The price of crude oil settled at $62.26, marking an increase of $0.39 or 0.63%. While higher on the day, it remains below peak levels. The recent decision by OPEC+ to boost output by 137,000 barrels per day in October was already anticipated after last week’s decline. This modest increase signals a commitment to stabilising prices.
Economists suggest that this cautious strategy reduces concerns about oversupply. Meanwhile, geopolitical tensions, including the Russia-Ukraine conflict and the potential for new U.S. sanctions, continue to bolster the market. The price reached a high of $63.34 before declining, nearing the earlier low of $61.85.
Crucial Market Dynamics
On the previous Friday, prices dipped to $61.45, matching a low from August 18. For sellers to gain more influence, breaking below this double bottom is essential. The daily chart indicates a risk of prices moving above the 100-day moving average, currently at $64.28. As long as prices remain under this threshold, sellers maintain greater control over the market.

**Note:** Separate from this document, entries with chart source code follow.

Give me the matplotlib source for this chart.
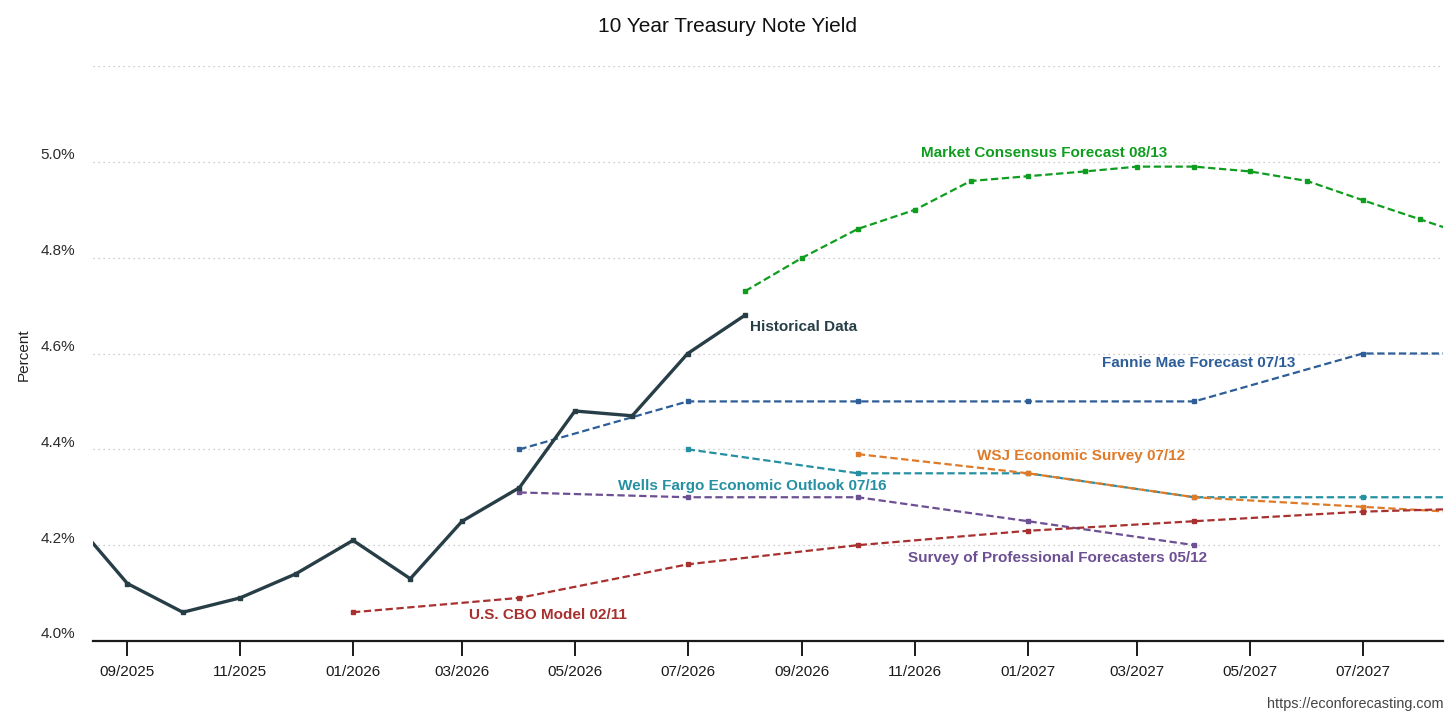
import matplotlib
matplotlib.use("Agg")
import matplotlib.pyplot as plt
import matplotlib.dates as mdates
import matplotlib.transforms as mtransforms
import pandas as pd

plt.rcParams['font.family'] = ['Liberation Sans', 'DejaVu Sans']

# ---------------- data ----------------
hist_dates = ["2025-08-01", "2025-09-01", "2025-10-01", "2025-11-01", "2025-12-01",
              "2026-01-01", "2026-02-01", "2026-03-01", "2026-04-01", "2026-05-01",
              "2026-06-01", "2026-07-01", "2026-08-01"]
hist_vals = [4.26, 4.12, 4.06, 4.09, 4.14, 4.21, 4.13, 4.25, 4.32, 4.48, 4.47, 4.60, 4.68]

mc_dates = ["2026-08-01", "2026-09-01", "2026-10-01", "2026-11-01", "2026-12-01",
            "2027-01-01", "2027-02-01", "2027-03-01", "2027-04-01", "2027-05-01",
            "2027-06-01", "2027-07-01", "2027-08-01", "2027-09-01"]
mc_vals = [4.73, 4.80, 4.86, 4.90, 4.96, 4.97, 4.98, 4.99, 4.99, 4.98, 4.96, 4.92, 4.88, 4.84]

fannie_dates = ["2026-04-01", "2026-07-01", "2026-10-01", "2027-01-01", "2027-04-01",
                "2027-07-01", "2027-10-01"]
fannie_vals = [4.40, 4.50, 4.50, 4.50, 4.50, 4.60, 4.60]

wells_dates = ["2026-07-01", "2026-10-01", "2027-01-01", "2027-04-01", "2027-07-01", "2027-10-01"]
wells_vals = [4.40, 4.35, 4.35, 4.30, 4.30, 4.30]

wsj_dates = ["2026-10-01", "2027-01-01", "2027-04-01", "2027-07-01", "2027-10-01"]
wsj_vals = [4.39, 4.35, 4.30, 4.28, 4.26]

spf_dates = ["2026-04-01", "2026-07-01", "2026-10-01", "2027-01-01", "2027-04-01"]
spf_vals = [4.31, 4.30, 4.30, 4.25, 4.20]

cbo_dates = ["2026-01-01", "2026-04-01", "2026-07-01", "2026-10-01", "2027-01-01",
             "2027-04-01", "2027-07-01", "2027-10-01"]
cbo_vals = [4.06, 4.09, 4.16, 4.20, 4.23, 4.25, 4.27, 4.28]

series_names = ["Market Consensus Forecast 08/13", "Fannie Mae Forecast 07/13",
                "Wells Fargo Economic Outlook 07/16", "WSJ Economic Survey 07/12",
                "Survey of Professional Forecasters 05/12", "U.S. CBO Model 02/11"]

y_ticks = [4.0, 4.2, 4.4, 4.6, 4.8, 5.0]
y_tick_labels = ["4.0%", "4.2%", "4.4%", "4.6%", "4.8%", "5.0%"]

# ---------------- styling ----------------
W, H = 1456, 728
fig = plt.figure(figsize=(W / 100, H / 100), dpi=100)
L, R, T, B = 93, 1443, 66, 641
ax = fig.add_axes([L / W, (H - B) / H, (R - L) / W, (B - T) / H])

c_hist = '#283e47'
colors = {
    series_names[0]: '#0f9d1f',
    series_names[1]: '#2d5e98',
    series_names[2]: '#2590a2',
    series_names[3]: '#df7a29',
    series_names[4]: '#6d4f94',
    series_names[5]: '#a8302f',
}

def dt(lst):
    return pd.to_datetime(lst)

dash = (0, (3.3, 1.6))
fc_kw = dict(lw=1.6, linestyle=dash, marker='s', markersize=3.2, clip_on=True)

ax.plot(dt(mc_dates), mc_vals, color=colors[series_names[0]], **fc_kw)
ax.plot(dt(fannie_dates), fannie_vals, color=colors[series_names[1]], **fc_kw)
ax.plot(dt(wells_dates), wells_vals, color=colors[series_names[2]], **fc_kw)
ax.plot(dt(wsj_dates), wsj_vals, color=colors[series_names[3]], **fc_kw)
ax.plot(dt(spf_dates), spf_vals, color=colors[series_names[4]], **fc_kw)
ax.plot(dt(cbo_dates), cbo_vals, color=colors[series_names[5]], **fc_kw)
ax.plot(dt(hist_dates), hist_vals, color=c_hist, lw=2.4, marker='s', markersize=3.2,
        solid_joinstyle='miter', zorder=5)

ax.set_xlim(pd.Timestamp("2025-08-13 10:00"), pd.Timestamp("2027-08-13 10:00"))
ax.set_ylim(4.0, 5.2)

# y axis
ax.set_yticks(y_ticks)
ax.set_yticklabels(y_tick_labels)
ax.yaxis.grid(True, color='#bdbdbd', linestyle=(0, (1, 3)), linewidth=0.9)
ax.axhline(5.2, color='#bdbdbd', linestyle=(0, (1, 3)), linewidth=0.9)
ax.tick_params(axis='y', length=0, pad=13, labelsize=11, labelcolor='#2b2b2b')
offset = mtransforms.ScaledTranslation(0, 8 / 100, fig.dpi_scale_trans)
for lab in ax.get_yticklabels():
    lab.set_transform(lab.get_transform() + offset)

# x axis
ax.xaxis.set_major_locator(mdates.MonthLocator(bymonth=[1, 3, 5, 7, 9, 11]))
ax.xaxis.set_major_formatter(mdates.DateFormatter('%m/%Y'))
ax.tick_params(axis='x', length=11, width=1.4, color='#1a1a1a', direction='out',
               pad=6, labelsize=11, labelcolor='#1a1a1a')

for s in ['top', 'right', 'left']:
    ax.spines[s].set_visible(False)
ax.spines['bottom'].set_linewidth(1.6)
ax.spines['bottom'].set_color('#1a1a1a')

# labels
fig.text(728 / W, 1 - 26 / H, "10 Year Treasury Note Yield", ha='center', va='center',
         fontsize=15, color='#111111')
fig.text(24 / W, 1 - 355 / H, "Percent", rotation=90, ha='center', va='center',
         fontsize=11, color='#222222')
fig.text(1443 / W, 1 - 704 / H, "https://econforecasting.com", ha='right', va='center',
         fontsize=10.4, color='#444444')

def axpos(px, py):
    return ((px - L) / (R - L), (B - py) / (B - T))

label_spots = [
    (series_names[0], 1044, 153, 'center'),
    (series_names[1], 1199, 363, 'center'),
    (series_names[2], 752, 486, 'center'),
    (series_names[3], 1081, 456, 'center'),
    (series_names[4], 1058, 558, 'center'),
    (series_names[5], 548, 615, 'center'),
]
for name, px, py, ha in label_spots:
    x, y = axpos(px, py)
    ax.text(x, y, name, transform=ax.transAxes, ha=ha, va='center', fontsize=11,
            fontweight='bold', color=colors[name])
x, y = axpos(750, 327)
ax.text(x, y, "Historical Data", transform=ax.transAxes, ha='left', va='center',
        fontsize=11, fontweight='bold', color=c_hist)

fig.savefig("out.png", dpi=100)
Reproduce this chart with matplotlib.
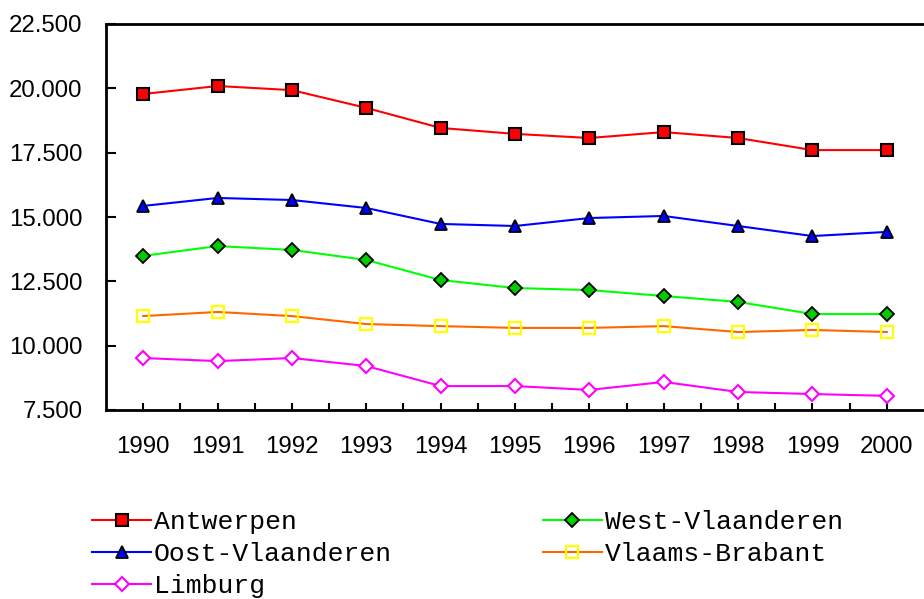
import matplotlib
matplotlib.use("Agg")
import matplotlib.pyplot as plt
from matplotlib.ticker import FuncFormatter, FixedLocator

years = ["1990", "1991", "1992", "1993", "1994", "1995", "1996", "1997", "1998", "1999", "2000"]
antwerpen = [19780, 20090, 19930, 19240, 18460, 18230, 18070, 18300, 18070, 17600, 17600]
oost_vlaanderen = [15430, 15740, 15660, 15350, 14730, 14650, 14960, 15040, 14650, 14260, 14420]
west_vlaanderen = [13490, 13870, 13720, 13330, 12550, 12240, 12160, 11930, 11700, 11230, 11230]
vlaams_brabant = [11150, 11310, 11150, 10840, 10760, 10690, 10690, 10760, 10530, 10610, 10530]
limburg = [9520, 9400, 9520, 9210, 8430, 8430, 8280, 8590, 8200, 8120, 8050]

fig = plt.figure(figsize=(9.24, 5.99), dpi=100)
ax = fig.add_axes([106/924, 1 - 410/599, 1 - 106/924, (410 - 24)/599])

x = list(range(len(years)))
lw = 1.5
ax.plot(x, antwerpen, color="#FF0000", lw=lw, marker="s", ms=8.5, mfc="#FF0000",
        mec="black", mew=1.5, label="Antwerpen", zorder=5)
ax.plot(x, oost_vlaanderen, color="#0000FF", lw=lw, marker="^", ms=9, mfc="#0000FF",
        mec="black", mew=1.3, label="Oost-Vlaanderen", zorder=5)
ax.plot(x, limburg, color="#FF00FF", lw=lw, marker="D", ms=7, mfc="white",
        mec="#FF00FF", mew=1.5, label="Limburg", zorder=5)
ax.plot(x, west_vlaanderen, color="#00FF00", lw=lw, marker="D", ms=7, mfc="#00CC00",
        mec="black", mew=1.3, label="West-Vlaanderen", zorder=5)
ax.plot(x, vlaams_brabant, color="#FF6600", lw=lw, marker="s", ms=8.5, mfc="none",
        mec="#FFFF00", mew=1.6, label="Vlaams-Brabant", zorder=5)

ax.set_xlim(-0.5, len(years) - 0.5)
ax.set_ylim(7500, 22500)
ax.set_yticks([7500, 10000, 12500, 15000, 17500, 20000, 22500])
ax.yaxis.set_major_formatter(FuncFormatter(lambda v, p: f"{v:,.0f}".replace(",", ".")))
ax.set_xticks(x)
ax.set_xticklabels(years)
ax.xaxis.set_minor_locator(FixedLocator([i + 0.5 for i in range(len(years) - 1)]))

ax.spines["right"].set_visible(False)
for s in ["left", "bottom", "top"]:
    ax.spines[s].set_linewidth(2)
    ax.spines[s].set_color("black")

ax.tick_params(axis="y", direction="in", length=7, width=1.5, pad=17,
               labelsize=17.3, labelcolor="black")
ax.tick_params(axis="x", which="major", direction="in", length=5, width=1.5, pad=19,
               labelsize=17.3)
ax.tick_params(axis="x", which="minor", direction="in", length=5, width=1.5)
for lab in ax.get_xticklabels() + ax.get_yticklabels():
    lab.set_fontfamily("Liberation Sans")

handles, labels = ax.get_legend_handles_labels()
leg = fig.legend(handles, labels, loc="upper left", bbox_to_anchor=(92/924, 1 - 510/599),
                 ncol=2, frameon=False, borderpad=0, borderaxespad=0,
                 handlelength=2.25, handletextpad=0.1, columnspacing=5.7,
                 labelspacing=0.3,
                 prop={"family": "Liberation Mono", "size": 19})

fig.savefig("out.png", dpi=100)
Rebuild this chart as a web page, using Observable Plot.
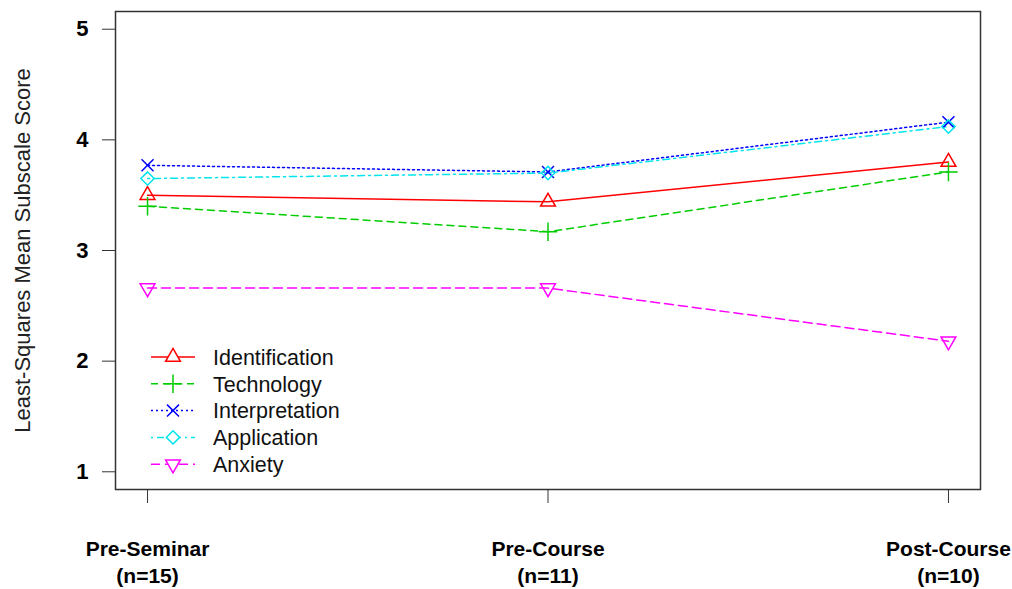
<!DOCTYPE html>
<html><head><meta charset="utf-8">
<script src="https://cdn.jsdelivr.net/npm/d3@7"></script>
<script src="https://cdn.jsdelivr.net/npm/@observablehq/plot@0.6"></script>
<style>
body{margin:0;background:#fff}
#wrap{position:relative;width:1012px;height:589px}
#legend{position:absolute;left:0;top:0;pointer-events:none}
</style>
</head><body><div id="wrap"></div>
<script>
// ---- data ----
const periods = ["Pre-Seminar", "Pre-Course", "Post-Course"];
const periodN = ["(n=15)", "(n=11)", "(n=10)"];
const series = ["Identification", "Technology", "Interpretation", "Application", "Anxiety"];
const identification = [3.50, 3.44, 3.80];
const technology = [3.40, 3.17, 3.71];
const interpretation = [3.77, 3.71, 4.16];
const application = [3.65, 3.70, 4.12];
const anxiety = [2.66, 2.66, 2.18];
const yTicks = [1, 2, 3, 4, 5];
const yTitle = "Least-Squares Mean Subscale Score";

// ---- styles ----
const values = [identification, technology, interpretation, application, anxiety];
const colors = ["#ff0000", "#00cd00", "#0000ff", "#00e5ee", "#ff00ff"];
const dashes = [null, "7,5", "2,3", "2,4,7,4", "9,5"];
const symbols = ["triangle", "plus", "times", "diamond2", "triangle"];
const rotations = [0, 0, 0, 0, 180];
const radii = [5.5, 6, 5.5, 6, 5.5];

const data = series.flatMap((s, i) => values[i].map((v, j) => ({series: s, period: j + 1, value: v})));
const font = "'Liberation Sans', Arial, sans-serif";

const chart = Plot.plot({
  width: 1012, height: 589,
  marginLeft: 115, marginRight: 32, marginTop: 11, marginBottom: 100,
  style: {fontFamily: font, background: "white", color: "#000", overflow: "visible"},
  x: {type: "linear", domain: [0.92, 3.08]},
  y: {domain: [0.84, 5.16]},
  marks: [
    Plot.frame({stroke: "#333", strokeWidth: 1.5}),
    Plot.axisY({ticks: yTicks, tickSize: 13, tickPadding: 14, fontSize: 22, fontWeight: "bold",
                label: null, tickFormat: d => String(d), stroke: "#333"}),
    Plot.axisX({ticks: [1, 2, 3], tickSize: 14, tickPadding: 33, fontSize: 21, fontWeight: "bold",
                label: null, lineHeight: 1.3, stroke: "#333",
                tickFormat: i => periods[i - 1] + "\n" + periodN[i - 1]}),
    Plot.text([yTitle], {frameAnchor: "left", rotate: -90, dx: -93, textAnchor: "middle",
                         fontSize: 22, fill: "#222"}),
    ...series.map((s, i) => Plot.line(data.filter(d => d.series === s), {
      x: "period", y: "value", stroke: colors[i], strokeWidth: 1.5, strokeDasharray: dashes[i]
    })),
    ...series.map((s, i) => Plot.dot(data.filter(d => d.series === s), {
      x: "period", y: "value", symbol: symbols[i], rotate: rotations[i],
      stroke: colors[i], fill: "none", r: radii[i], strokeWidth: 1.5
    }))
  ]
});
const wrap = document.getElementById("wrap");
wrap.appendChild(chart);

// ---- legend overlay ----
const lg = d3.select(wrap).append("svg").attr("id", "legend").attr("width", 1012).attr("height", 589);
const symMap = {triangle: d3.symbolTriangle, plus: d3.symbolPlus, times: d3.symbolTimes, diamond2: d3.symbolDiamond2};
series.forEach((s, i) => {
  const y = 357 + i * 26.8;
  const g = lg.append("g");
  g.append("line").attr("x1", 151).attr("x2", 195).attr("y1", y).attr("y2", y)
    .attr("stroke", colors[i]).attr("stroke-width", 1.5).attr("stroke-dasharray", dashes[i]);
  g.append("path").attr("d", d3.symbol(symMap[symbols[i]], Math.PI * radii[i] * radii[i])())
    .attr("transform", `translate(173,${y}) rotate(${rotations[i]})`)
    .attr("fill", "white").attr("stroke", colors[i]).attr("stroke-width", 1.5);
  g.append("text").attr("x", 213).attr("y", y).attr("dy", "0.36em")
    .attr("font-family", font).attr("font-size", 21.5).attr("fill", "#111").text(s);
});
</script>
</body></html>
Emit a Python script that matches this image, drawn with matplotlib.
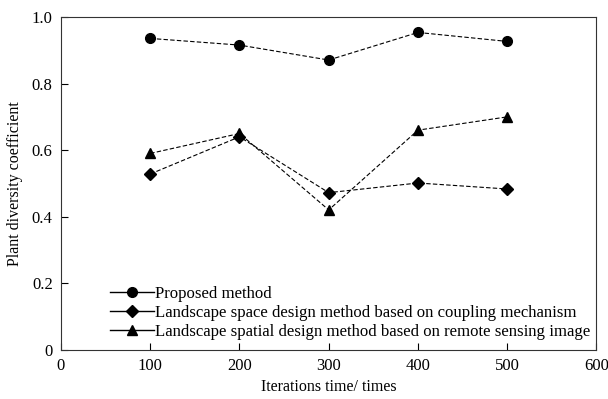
import matplotlib
matplotlib.use('Agg')
import matplotlib.pyplot as plt
from matplotlib.lines import Line2D

plt.rcParams['font.family'] = ['Liberation Serif', 'DejaVu Serif']

iterations = [100, 200, 300, 400, 500]
proposed = [0.936, 0.916, 0.871, 0.954, 0.927]
coupling = [0.528, 0.640, 0.472, 0.501, 0.483]
remote = [0.590, 0.650, 0.420, 0.660, 0.700]

names = ['Proposed method',
         'Landscape space design method based on coupling mechanism',
         'Landscape spatial design method based on remote sensing image']
markers = ['o', 'D', '^']
sizes = [7, 6.5, 7.5]

fig = plt.figure(figsize=(6.08, 3.99), dpi=100)
ax = fig.add_axes([0.1003, 0.124, 0.8807, 0.833])

dash = (0, (4, 2))
for ys, m, s in zip([proposed, coupling, remote], markers, sizes):
    ax.plot(iterations, ys, linestyle=dash, color='black', linewidth=0.8,
            marker=m, markersize=s, markerfacecolor='black', markeredgecolor='black')

ax.set_xlim(0, 600)
ax.set_ylim(0, 1.0)
ax.set_xticks([0, 100, 200, 300, 400, 500, 600])
ax.set_yticks([0, 0.2, 0.4, 0.6, 0.8, 1.0])
ax.set_yticklabels(['0', '0.2', '0.4', '0.6', '0.8', '1.0'])
ax.tick_params(direction='in', length=5, width=0.8, labelsize=12, pad=6,
               top=False, right=False)
for sp in ax.spines.values():
    sp.set_linewidth(0.8)
    sp.set_color('#333333')

ax.set_xlabel('Iterations time/ times', fontsize=11.5, labelpad=4)
ax.set_ylabel('Plant diversity coefficient', fontsize=11.5, labelpad=6)

# legend uses solid lines, unlike the dashed series
handles = [Line2D([0], [0], color='black', linewidth=1, marker=m, markersize=s,
                  markerfacecolor='black') for m, s in zip(markers, sizes)]
ax.legend(handles, names, loc='lower left', bbox_to_anchor=(0.092, 0.03),
          frameon=False, fontsize=12.1, handlelength=2.6, handletextpad=0.05,
          borderpad=0, borderaxespad=0, labelspacing=0.18)

fig.savefig('out.png', dpi=100)
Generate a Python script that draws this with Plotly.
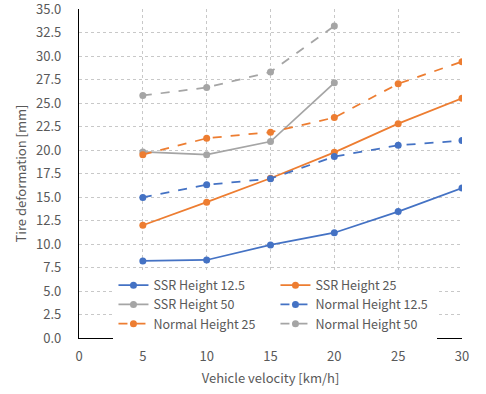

With crude oil prices failing to hold their recent highs, we see a market caught between competing forces. The decision by OPEC+ to implement a very modest production increase signals a clear intention to support prices above the $60 level. This fundamental support is being tested by technical weakness, as the price remains below key moving averages.
Adding to the pressure on prices, the most recent EIA report from last week showed a surprise build in U.S. crude inventories of 1.9 million barrels, countering expectations of a seasonal draw. This suggests that near-term supply may be more than adequate to meet current demand. This data point helps explain why the price rally above $63 yesterday was so short-lived.
Strategic Trading Levels
On the demand side, recent manufacturing PMI data from China for August 2025 came in at 49.7, marking the second consecutive month of contraction. This weakness from the world’s largest oil importer is a significant headwind for the market. We also saw this sluggishness reflected in the summer of 2024 when similar demand fears capped oil prices below $80 per barrel despite ongoing geopolitical tensions.
From a derivatives standpoint, the critical level to watch is the double bottom at $61.45. A decisive break below this support could trigger further selling, making put options or put spreads with strike prices around $60 and $58 an attractive strategy for the coming weeks. Traders should watch for an increase in volume on a move below this level to confirm the breakdown.
Conversely, the upside appears capped by the 100-day moving average, currently near $64.28. For traders anticipating that geopolitical risks will eventually outweigh weak economic data, call options or bull call spreads could be considered, but only on a sustained close above this resistance level. Until then, sellers appear to have the advantage in this range.